I’m carrying deep psychological wounds, like so many of us, brought on by the dissonance of the times. We hear so much spin, rhetoric, double speak, and outright lies that we are left not knowing what to believe and who to trust.
Discrimination and intolerance are on the rise. The income disparity gap continues to widen under the unchecked spread of predatory capitalism. Violence is the default option for conflict resolution. Harsh and appalling immigration policies are tearing apart families at the southern U.S. border and imposing horrendous and terrifying conditions. People are dying because they can’t afford to pay for their prescription drugs or visit a doctor. The environment is being raped for profit as our lawmakers and leaders deny the proven science of climate change. I can go on, but enough.
Of course, our lawmakers are pushing these policies as they serve at the pleasure of the corporate policy makers who favor them. The concentration of wealth continues to move upward, filling the coffers of a bloated aristocratic class. Nothing matters but the ever-ballooning profit margin. Not the working people, their quality of life, or their deepening financial struggles. Not the disruption of family life. Not the sick, the hungry, the elderly, the children, the homeless, the destitute, the immigrant, the incarcerated. Nothing matters. Nobody matters. Everything and everyone is a commodity with a sole purpose to produce profit.
And so we are disoriented, disenfranchised, traumatized, confused, sad, and wounded. Because we know this is wrong. We know it’s unacceptable.
Disturbing as they are, the actions of corporations and politicians don’t surprise me. But the hardest pill to swallow is the church joining in lock step with these cruel and inhumane policies. Conservative, white, evangelicals, driven by anxiety, have once again aligned with empire in an attempt to hold onto power, influence, and control.
This is a centuries old scenario. In 800 CE, Pope Leo III crowned King Charlemagne as emperor, creating a decidedly unholy alliance that we refer to, ironically, as the Holy Roman Empire. In 1936, the Reich Church was established in Germany, displaying a swastika in place of the cross and Mein Kampf on the altar, along with a sword in place of the Bible. In the U.S., white evangelicals throughout the south embraced Jim Crow segregation laws. Indeed, religion and empire make for strange bedfellows. Today, conservative anxieties are fueled by an image of the divine that is violent, punitive, and transactional, one that demands blood payment for the “free gift of grace.” It’s an eschatological theology that longs for a triumphant Jesus to return as the Warrior Prince to violently defeat Satan, vanquish sinners to eternal damnation, and restore everything to the system of law and order that they believe is divine will. It seems to follow that an image of the divine that is rooted in righteous violence, retributive justice, and transactional grace would produce such theology. It also follows that a group that worships such a god would support the hateful politics of the current administration.
So, the question remains, “Is it all good?” How can it be “all good” in these times?
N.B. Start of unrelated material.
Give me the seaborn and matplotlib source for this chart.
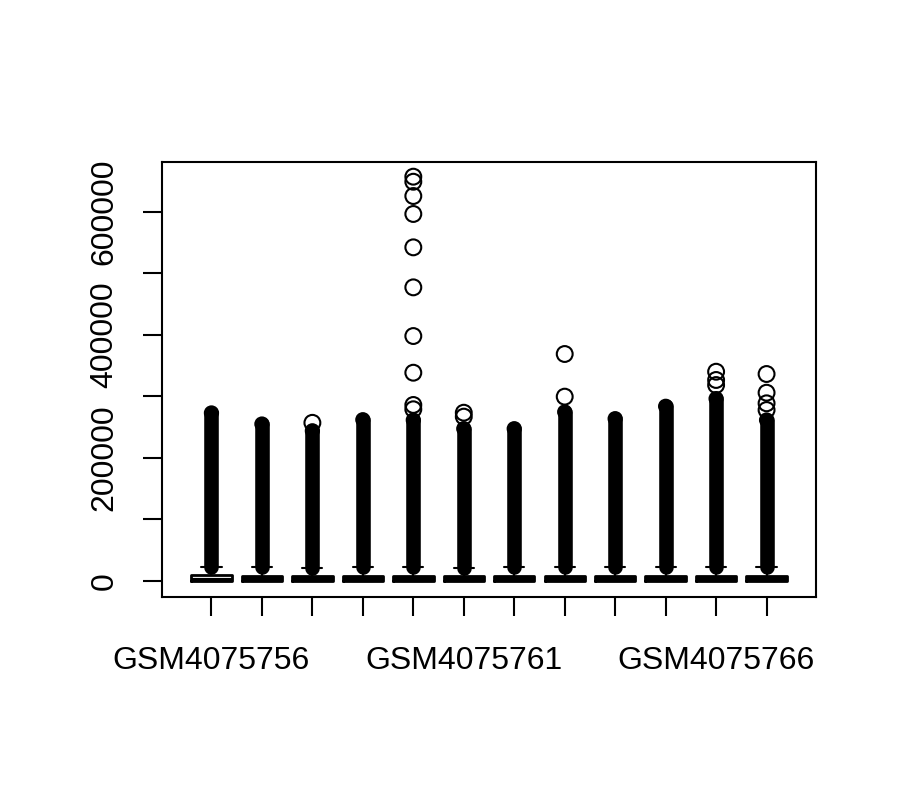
import seaborn as sns
import matplotlib.pyplot as plt
import pandas as pd

sns.set_theme(style="white")
plt.rcParams['font.family'] = ['Liberation Sans', 'DejaVu Sans']

samples = ["GSM4075756", "GSM4075757", "GSM4075758", "GSM4075759",
           "GSM4075760", "GSM4075761", "GSM4075762", "GSM4075763",
           "GSM4075764", "GSM4075765", "GSM4075766", "GSM4075767"]

# box statistics
q1 = [0] * 12
med = [1800, 2500, 2500, 2500, 2500, 2500, 2500, 2500, 2500, 2500, 2500, 2500]
q3 = [9300, 8000, 7500, 8000, 8000, 7500, 8000, 8500, 8000, 8500, 8500, 8000]
whisker_hi = [23000, 22000, 21500, 22000, 22000, 21500, 22000, 23000, 22000, 23000, 23000, 22000]
whisker_lo = [0] * 12

# top of the dense band of outliers in each column
dense_top = [273000, 255000, 244000, 262000, 261500, 247400,
             247400, 274600, 263700, 283800, 296300, 261500]

# isolated outliers above the dense band
outliers = {
    3: [257000],
    5: [656900, 648700, 625500, 596300, 542100, 477100, 398000, 338400, 286000, 279000],
    6: [273400, 267000],
    8: [368800, 299500],
    11: [340000, 326600, 318400],
    12: [336300, 305900, 288700, 277800],
}

rows = [(k, v) for k, vals in outliers.items() for v in vals]
df_out = pd.DataFrame(rows, columns=["pos", "value"])

fig = plt.figure(figsize=(9, 8), dpi=100)
ax = fig.add_axes([0.18, 0.25375, 0.7267, 0.54375])

positions = list(range(1, 13))

# dense outlier band (thousands of overlapping circles)
ax.vlines(positions, whisker_hi, dense_top, color="black", linewidth=10.5,
          capstyle="round", zorder=2)
ax.scatter(positions, dense_top, s=90, facecolors="none", edgecolors="black",
           linewidths=1.5, zorder=3)

stats = []
for i in range(12):
    stats.append(dict(med=med[i], q1=q1[i], q3=q3[i], whislo=whisker_lo[i],
                      whishi=whisker_hi[i], fliers=[]))
ax.bxp(stats, positions=positions, widths=0.8, showfliers=False,
       boxprops=dict(color="black", linewidth=2, solid_joinstyle="round"),
       medianprops=dict(color="black", linewidth=3),
       whiskerprops=dict(color="black", linewidth=1.5),
       capprops=dict(color="black", linewidth=1.5),
       zorder=4)

sns.scatterplot(data=df_out, x="pos", y="value", ax=ax, s=130,
                facecolor="none", edgecolor="black", linewidth=1.5,
                marker="o", zorder=5, legend=False)

ax.set_xlim(0.02, 12.98)
ax.set_ylim(-26000, 680760)

ax.set_xticks(positions)
ax.set_xticklabels([s if i % 5 == 0 else "" for i, s in enumerate(samples)])
yt = [0, 100000, 200000, 300000, 400000, 500000, 600000]
ax.set_yticks(yt)
ax.set_yticklabels([str(v) if v % 200000 == 0 else "" for v in yt],
                   rotation=90, va="center")

ax.tick_params(axis="both", direction="out", length=14, width=1.5,
               labelsize=23, colors="black", bottom=True, left=True)
ax.tick_params(axis="x", pad=21)
ax.tick_params(axis="y", pad=16.5)
ax.set_xlabel("")
ax.set_ylabel("")
for sp in ax.spines.values():
    sp.set_color("black")
    sp.set_linewidth(1.5)
ax.grid(False)

fig.savefig("out.png", dpi=100)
The longer I stood before these words, the deeper into the darkness I descended. I had reached my conclusion: “No, it isn’t all good.”
Before I turned to mount my bicycle and continue with my ride, I decided to take a picture of the words painted on that curb. The time I spent in meditation was deep and meaningful, and I wanted a picture as a reminder of this experience. As I raised my camera, I noticed my shadow in the picture. It was late afternoon, and the sun setting in the west was at my back. It cast a long shadow, typical of the late afternoon, winter sun. There I was, invading the picture. Entering the narrative. A shadow figure. Dark. Devoid of light. That was me.
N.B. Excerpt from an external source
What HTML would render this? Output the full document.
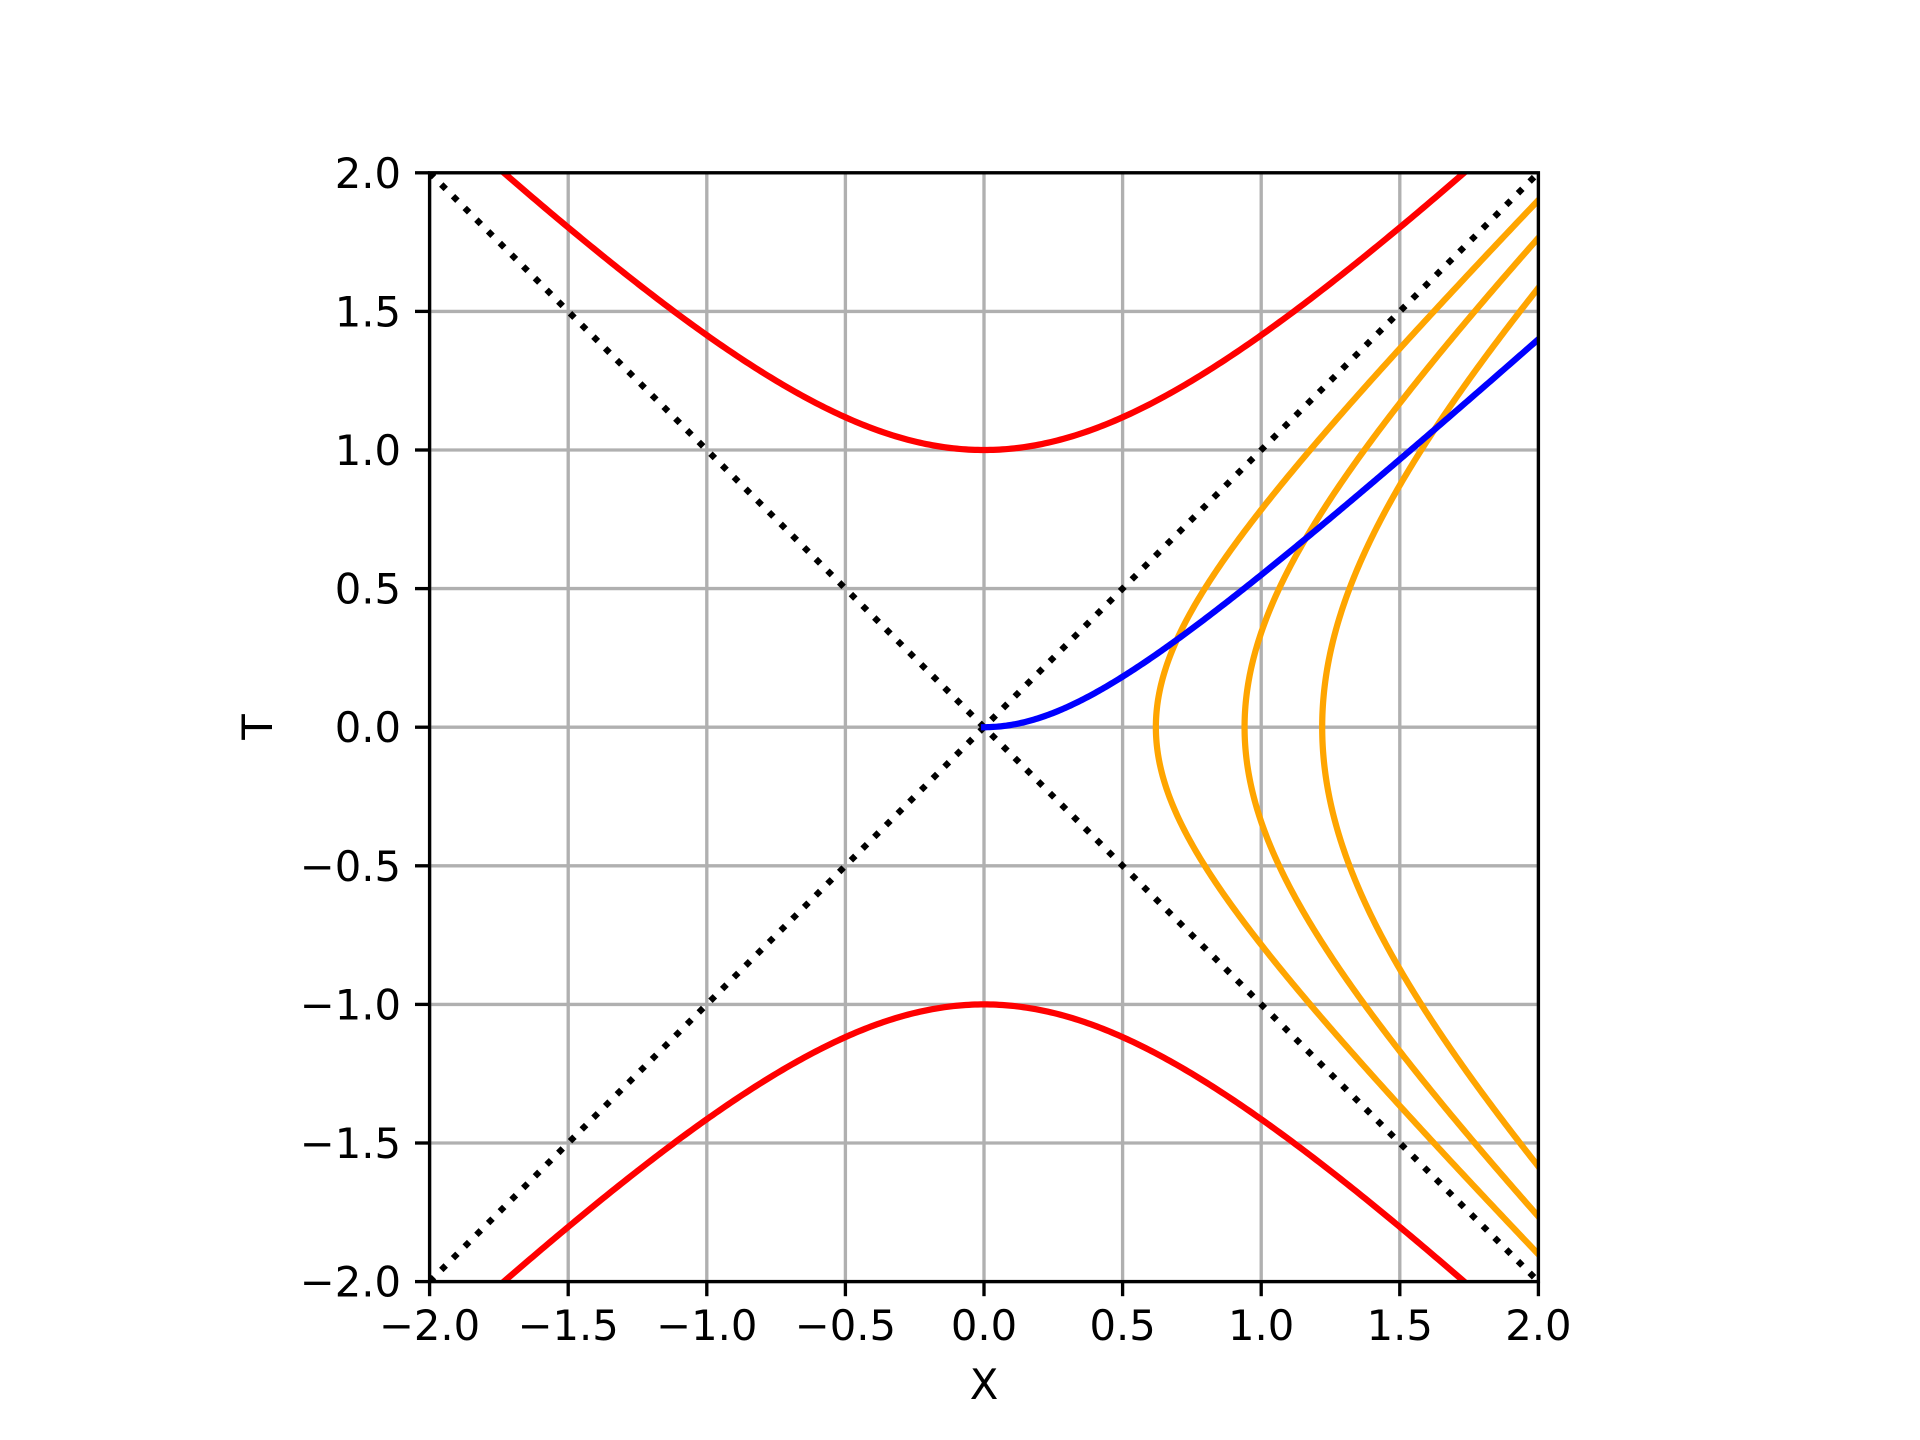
<!DOCTYPE html>
<html><head><meta charset="utf-8"><style>
html,body{margin:0;padding:0;background:#fff;}
svg{display:block;}
text{font-family:"DejaVu Sans","Liberation Sans",sans-serif;font-size:41.7px;fill:#000;}
</style></head><body>
<svg id="s" width="1920" height="1440" viewBox="0 0 1920 1440" xmlns="http://www.w3.org/2000/svg">
<defs><clipPath id="c"><rect x="429.6" y="172.8" width="1108.8" height="1108.8"/></clipPath></defs>
<g id="grid" stroke="#b0b0b0" stroke-width="3.33"></g>
<g id="curves" clip-path="url(#c)" fill="none" stroke-width="6.25" stroke-linecap="square"></g>
<rect x="429.6" y="172.8" width="1108.8" height="1108.8" fill="none" stroke="#000" stroke-width="3.33"/>
<g id="ticks" stroke="#000" stroke-width="3.33"></g>
<g id="labels"></g>
<text x="984" y="1399" text-anchor="middle">X</text>
<text transform="translate(272,727) rotate(-90)" text-anchor="middle">T</text>
</svg>
<script>
var NS="http://www.w3.org/2000/svg";
function px(X){return 984+X*277.2;} function py(T){return 727.2-T*277.2;}
function el(p,tag,a,txt){var e=document.createElementNS(NS,tag);for(var k in a)e.setAttribute(k,a[k]);if(txt)e.textContent=txt;p.appendChild(e);return e;}
var g=document.getElementById('grid'),tk=document.getElementById('ticks'),lb=document.getElementById('labels'),cv=document.getElementById('curves');
var vals=[-2,-1.5,-1,-0.5,0,0.5,1,1.5,2];
vals.forEach(function(v){
 var s=(v<0?'\u2212':'')+Math.abs(v).toFixed(1);
 el(g,'line',{x1:px(v),x2:px(v),y1:172.8,y2:1281.6});
 el(g,'line',{y1:py(v),y2:py(v),x1:429.6,x2:1538.4});
 el(tk,'line',{x1:px(v),x2:px(v),y1:1281.6,y2:1296.2});
 el(tk,'line',{y1:py(v),y2:py(v),x1:429.6,x2:415});
 el(lb,'text',{x:px(v),y:1340,'text-anchor':'middle'},s);
 el(lb,'text',{x:401,y:py(v)+15,'text-anchor':'end'},s);
});
function path(f,a,b,n,col,extra){var d='';for(var i=0;i<=n;i++){var t=a+(b-a)*i/n;var p=f(t);d+=(i?'L':'M')+p[0].toFixed(2)+' '+p[1].toFixed(2);}var e=el(cv,'path',{d:d,stroke:col});if(extra)for(var k in extra)e.setAttribute(k,extra[k]);}
// dotted diagonals
path(function(t){return [px(t),py(t)]},-2,2,2,'#000',{'stroke-dasharray':'6.25 10.3','stroke-linecap':'butt'});
path(function(t){return [px(t),py(-t)]},-2,2,2,'#000',{'stroke-dasharray':'6.25 10.3','stroke-linecap':'butt'});
// red
path(function(x){return [px(x),py(Math.sqrt(1+x*x))]},-2.2,2.2,400,'#ff0000');
path(function(x){return [px(x),py(-Math.sqrt(1+x*x))]},-2.2,2.2,400,'#ff0000');
// orange
[0.62,0.94,1.22].forEach(function(a){path(function(t){return [px(Math.sqrt(a*a+t*t)),py(t)]},-2.2,2.2,400,'#ffa500');});
// blue
path(function(x){return [px(x),py(0.905*(Math.sqrt(x*x+0.2704)-0.52))]},0,2,300,'#0000ff');
</script>
</body></html>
And then the epiphany! It was as if I heard the words, “Do not be afraid,” and a small voice deep inside me saying, “Yes, child, it is all good.” Then I realized the darkness of that long, shadowy figure on the ground isn’t me. I am made in the image of the divine, not the retributive, transactional divine described above, but the divine personified by Jesus — my teacher, guide, inspiration, and refuge.
My thoughts flashed to Jesus’ words in Matthew’s gospel,
“You are the light of the world. A town built on a hill cannot be hidden. Neither do people light a lamp and put it under a bowl. Instead they put it on a stand, and it gives light to everyone in the house.”
I allowed my thoughts to linger on Jesus’ use of the word, “everyone.” The divine radiance shines within me, even in times of doubt and despair. This radiance shines in every person, all of us made in the image and likeness of the divine. Everyone. Even in those whose behavior and speech are vile. Even in individuals who lack any sense of empathy and compassion. Even in those who distort the gospel to promote self-interest, exclusion, and hate.
Sometimes the light is dim or even completely blocked, like my shadowy image, but I must remind myself again and again, as I was reminded on this day, that the radiance is always there. I must see Christ’s nature in everyone, even those who seem hopelessly lost and broken. This is what Jesus did in his interactions with the tax collector, the Roman centurion, the Samaritan woman at the well, the adulterous woman, and everyone with whom he came in contact. Through these stories we see individuals transformed by the radiant love of Christ, and so I am to remain mindful that the gospel of Jesus is one of mercy, grace, and forgiveness.
I must love them all. It’s the only thing.
Having experienced this epiphany, I mounted my bicycle and rode home to reflect further on my time of contemplation, knowing, “Yes, child, it’s all good.” Even when it seems as though it isn’t.